**RECORDED DATA:**
■ ■ ■ ■ ■

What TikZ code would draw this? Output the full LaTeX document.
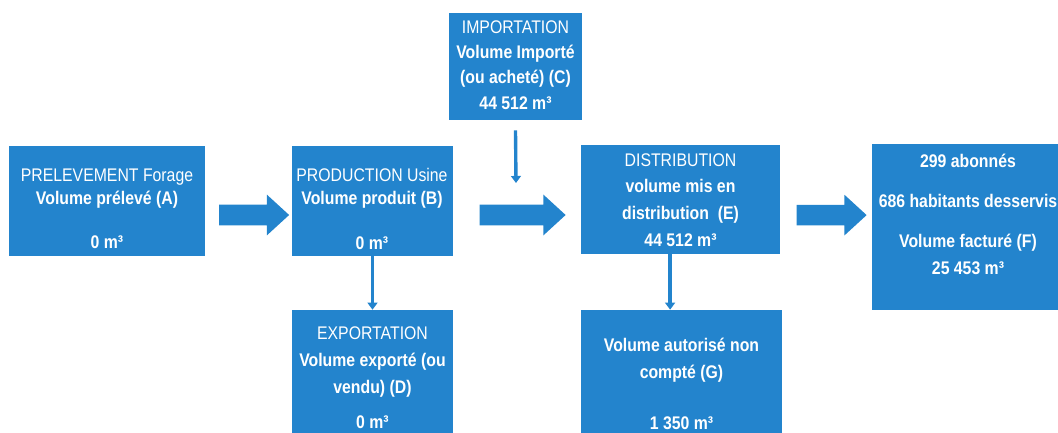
\documentclass[tikz,border=0pt]{standalone}
\usepackage{fontspec}
\setmainfont[FakeStretch=0.865]{Liberation Sans}
\usetikzlibrary{arrows.meta,shapes.arrows}
\definecolor{boxblue}{RGB}{35,132,205}

\begin{document}
\begin{tikzpicture}[x=0.025cm,y=-0.025cm,
    box/.style={fill=boxblue,inner sep=0pt},
    boxtext/.style={text=white,align=center,inner sep=0pt,font=\fontsize{13pt}{16.4pt}\selectfont},
    bigarrow/.style={single arrow,fill=boxblue,inner xsep=0pt,inner ysep=0.25cm,
        single arrow head extend=0.25cm,single arrow tip angle=85},
    flow/.style={draw=boxblue,line width=2.4pt,-{Triangle[width=7pt,length=5pt]}}]
    \useasboundingbox (0,0) rectangle (1058,433);
    \clip (0,0) rectangle (1058,433);
    % boxes
    \node (A) [box,minimum width=4.9cm,minimum height=2.75cm] at (107,201) {};
    \node (B) [box,minimum width=4.025cm,minimum height=2.75cm] at (372.5,201) {};
    \node (C) [box,minimum width=3.325cm,minimum height=2.675cm] at (515.5,66.5) {};
    \node (E) [box,minimum width=4.975cm,minimum height=2.725cm] at (680.5,199.5) {};
    \node (F) [box,minimum width=4.8cm,minimum height=4.15cm] at (968,227) {};
    \node (D) [box,minimum width=4.025cm,minimum height=3.375cm] at (372.5,377.5) {};
    \node (G) [box,minimum width=5.025cm,minimum height=3.7cm] at (681.5,384) {};
    % texts
    \node (A-txt) [boxtext] at (107,209) {PRELEVEMENT Forage\\ \textbf{Volume prélevé (A)}\\[15pt] \textbf{0 m³}};
    \node (B-txt) [boxtext] at (372,209) {PRODUCTION Usine\\ \textbf{Volume produit (B)}\\[15pt] \textbf{0 m³}};
    \node (C-txt) [boxtext] at (515.5,65) {IMPORTATION\\[1.6pt] \textbf{Volume Importé}\\[1.6pt] \textbf{(ou acheté) (C)}\\[1.6pt] \textbf{44 512 m³}};
    \node (E-txt) [boxtext] at (680.5,200) {DISTRIBUTION\\[2.6pt] \textbf{volume mis en}\\[2.6pt] \textbf{distribution~~(E)}\\[2.6pt] \textbf{44 512 m³}};
    \node (F-txt) [boxtext,font=\fontsize{13pt}{16.4pt}\selectfont\bfseries] at (968,214.5) {299 abonnés\\[12pt] 686 habitants desservis\\[12pt] Volume facturé (F)\\[3pt] 25 453 m³};
    \node (D-txt) [boxtext] at (372.5,377.5) {EXPORTATION\\[3pt] \textbf{Volume exporté (ou}\\[3pt] \textbf{vendu) (D)}\\[8pt] \textbf{0 m³}};
    \node (G-txt) [boxtext] at (681.5,384) {\textbf{Volume autorisé non}\\[2.8pt] \textbf{compté (G)}\\[20pt] \textbf{1 350 m³}};
    % big arrows
    \path ([yshift=-0.35cm]A.east) -- ([yshift=-0.35cm]B.west) node (AB) [bigarrow,midway,minimum height=1.75cm] {};
    \path ([yshift=-0.35cm]B.east) -- ([yshift=-0.35cm]B.east -| E.west) node (BE) [bigarrow,midway,minimum height=2.15cm] {};
    \path ([yshift=-0.39cm]E.east) -- ([yshift=-0.39cm]E.east -| F.west) node (EF) [bigarrow,midway,minimum height=1.75cm] {};
    % thin arrows
    \coordinate (C-in) at (516,183);
    \draw[flow] ([yshift=-0.25cm]C.south) -- (C-in);
    \draw[flow] (B.south) -- (D.north);
    \draw[flow] ([xshift=-0.26cm]E.south) -- ([xshift=-0.26cm]E.south |- G.north);
\end{tikzpicture}
\end{document}
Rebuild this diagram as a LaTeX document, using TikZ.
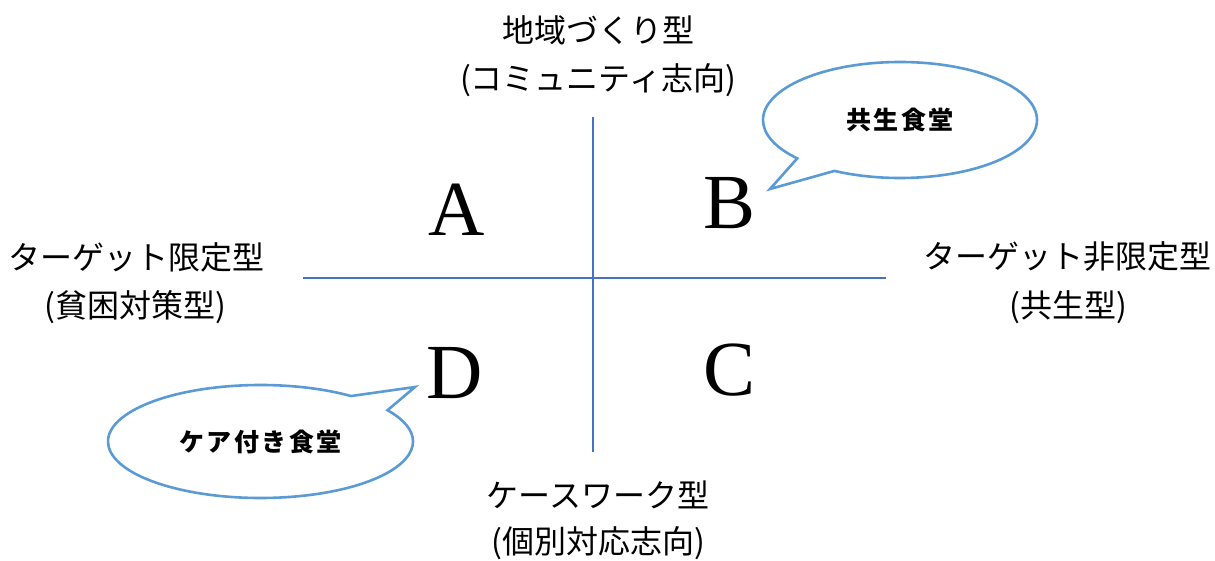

■ ■ ■ ■ ■

**TASK DIRECTIONS:** Retype every entry verbatim and exclude the pictures from the copy.

**SOLUTION:**
What TikZ code would draw this? Output the full LaTeX document.
\documentclass[tikz,border=0pt]{standalone}
\usepackage{fontspec}
\setmainfont[FakeStretch=0.865]{Liberation Sans}
\usetikzlibrary{arrows.meta,shapes.arrows}
\definecolor{boxblue}{RGB}{35,132,205}

\begin{document}
\begin{tikzpicture}[x=0.025cm,y=-0.025cm,
    box/.style={fill=boxblue,inner sep=0pt},
    boxtext/.style={text=white,align=center,inner sep=0pt,font=\fontsize{13pt}{16.4pt}\selectfont},
    bigarrow/.style={single arrow,fill=boxblue,inner xsep=0pt,inner ysep=0.25cm,
        single arrow head extend=0.25cm,single arrow tip angle=85},
    flow/.style={draw=boxblue,line width=2.4pt,-{Triangle[width=7pt,length=5pt]}}]
    \useasboundingbox (0,0) rectangle (1058,433);
    \clip (0,0) rectangle (1058,433);
    % boxes
    \node (A) [box,minimum width=4.9cm,minimum height=2.75cm] at (107,201) {};
    \node (B) [box,minimum width=4.025cm,minimum height=2.75cm] at (372.5,201) {};
    \node (C) [box,minimum width=3.325cm,minimum height=2.675cm] at (515.5,66.5) {};
    \node (E) [box,minimum width=4.975cm,minimum height=2.725cm] at (680.5,199.5) {};
    \node (F) [box,minimum width=4.8cm,minimum height=4.15cm] at (968,227) {};
    \node (D) [box,minimum width=4.025cm,minimum height=3.375cm] at (372.5,377.5) {};
    \node (G) [box,minimum width=5.025cm,minimum height=3.7cm] at (681.5,384) {};
    % texts
    \node (A-txt) [boxtext] at (107,209) {PRELEVEMENT Forage\\ \textbf{Volume prélevé (A)}\\[15pt] \textbf{0 m³}};
    \node (B-txt) [boxtext] at (372,209) {PRODUCTION Usine\\ \textbf{Volume produit (B)}\\[15pt] \textbf{0 m³}};
    \node (C-txt) [boxtext] at (515.5,65) {IMPORTATION\\[1.6pt] \textbf{Volume Importé}\\[1.6pt] \textbf{(ou acheté) (C)}\\[1.6pt] \textbf{44 512 m³}};
    \node (E-txt) [boxtext] at (680.5,200) {DISTRIBUTION\\[2.6pt] \textbf{volume mis en}\\[2.6pt] \textbf{distribution~~(E)}\\[2.6pt] \textbf{44 512 m³}};
    \node (F-txt) [boxtext,font=\fontsize{13pt}{16.4pt}\selectfont\bfseries] at (968,214.5) {299 abonnés\\[12pt] 686 habitants desservis\\[12pt] Volume facturé (F)\\[3pt] 25 453 m³};
    \node (D-txt) [boxtext] at (372.5,377.5) {EXPORTATION\\[3pt] \textbf{Volume exporté (ou}\\[3pt] \textbf{vendu) (D)}\\[8pt] \textbf{0 m³}};
    \node (G-txt) [boxtext] at (681.5,384) {\textbf{Volume autorisé non}\\[2.8pt] \textbf{compté (G)}\\[20pt] \textbf{1 350 m³}};
    % big arrows
    \path ([yshift=-0.35cm]A.east) -- ([yshift=-0.35cm]B.west) node (AB) [bigarrow,midway,minimum height=1.75cm] {};
    \path ([yshift=-0.35cm]B.east) -- ([yshift=-0.35cm]B.east -| E.west) node (BE) [bigarrow,midway,minimum height=2.15cm] {};
    \path ([yshift=-0.39cm]E.east) -- ([yshift=-0.39cm]E.east -| F.west) node (EF) [bigarrow,midway,minimum height=1.75cm] {};
    % thin arrows
    \coordinate (C-in) at (516,183);
    \draw[flow] ([yshift=-0.25cm]C.south) -- (C-in);
    \draw[flow] (B.south) -- (D.north);
    \draw[flow] ([xshift=-0.26cm]E.south) -- ([xshift=-0.26cm]E.south |- G.north);
\end{tikzpicture}
\end{document}
Rebuild this diagram as a LaTeX document, using TikZ.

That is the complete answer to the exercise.